Faculty

Frederick Spight
Assistant Professor of Clinical Legal Instruction and Interim Director of the Entrepreneurship & Nonprofit Clinic
fspight@law.ua.edu

Frederick Spight

Professor Spight is the Assistant Professor of Clinical Legal Instruction and Interim Director of the Entrepreneurship & Nonprofit Clinic. Prior to Joining the University of Alabama School of Law faculty in 2023 he was the Policy Director at Alabama Appleseed where he oversaw the passage of legislation that provides relief to low-income Alabamians by enabling many to retain their driver's licenses that would otherwise be suspended due to traffic tickets. 

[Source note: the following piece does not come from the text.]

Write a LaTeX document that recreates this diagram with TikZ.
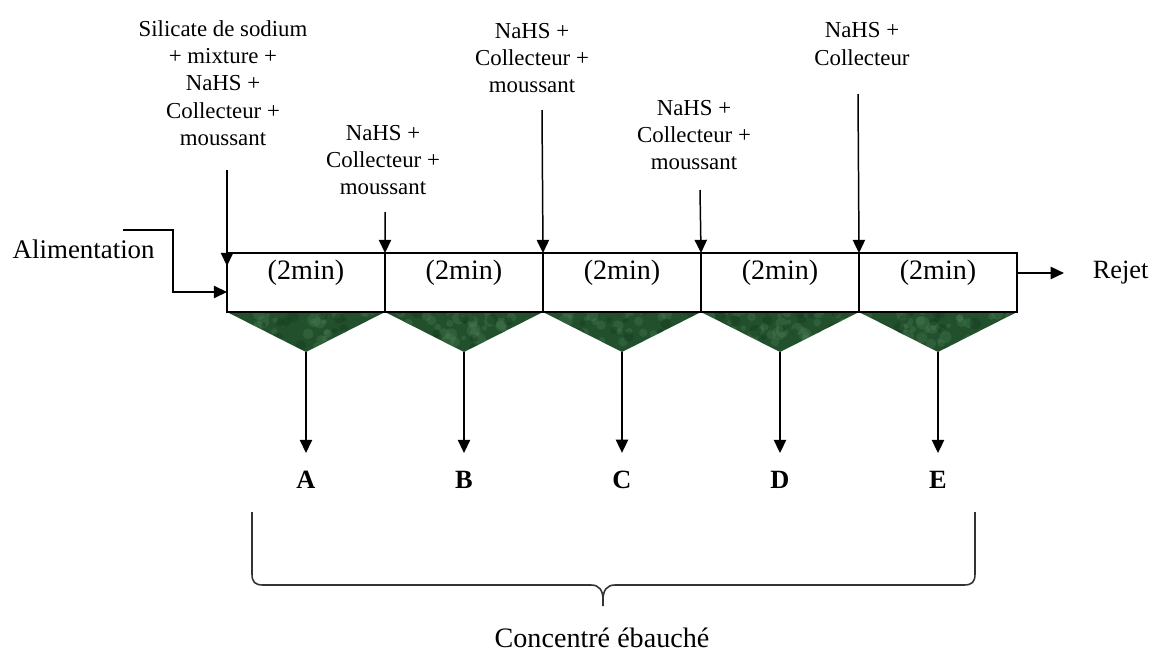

He came to Alabama to join Legal Services of Alabama as a part of its first cohort of John Lewis Fellows. While primarily practicing in public benefits law he also created the JLF Community Growth Project which aimed to focus on the legal needs of small businesses, nonprofits and other community centered organizations within Legal Services’ client demographic while also doing research and providing resources on payday lending. He successfully incorporated and advised several entities while forming partnerships with local organizations to aid low income and minority owned businesses in the Birmingham area. After the conclusion of his Fellowship, he transitioned roles to take over the Court Debt Project which focused on liberating indigent clients from fines and fees that were assessed as a result of criminal convictions throughout the state of Alabama. This led him to practice state-wide in Municipal, District and Circuit Courts.

This is Professor Spight's second stint in education as he was a former social studies teacher and Mock Trial coach at Carter G. Woodson School in Winston-Salem, NC.

He graduated from Morehouse College, Magna Cum Laude and Phi Beta Kappa, with a Bachelor of Arts in History and a concentration in Philosophy. He earned his J.D. from Wake Forest University School of Law where he was an Executive Editor of the Wake Forest Journal of Law and Policy, member of BLSA, and a student clinician in the Community Law and Business Clinic.

He has studied human and civil rights law at the University of Vienna (Austria) where he had the opportunity to become a law clerk with the Chance for Children's Foundation in Budapest, Hungary.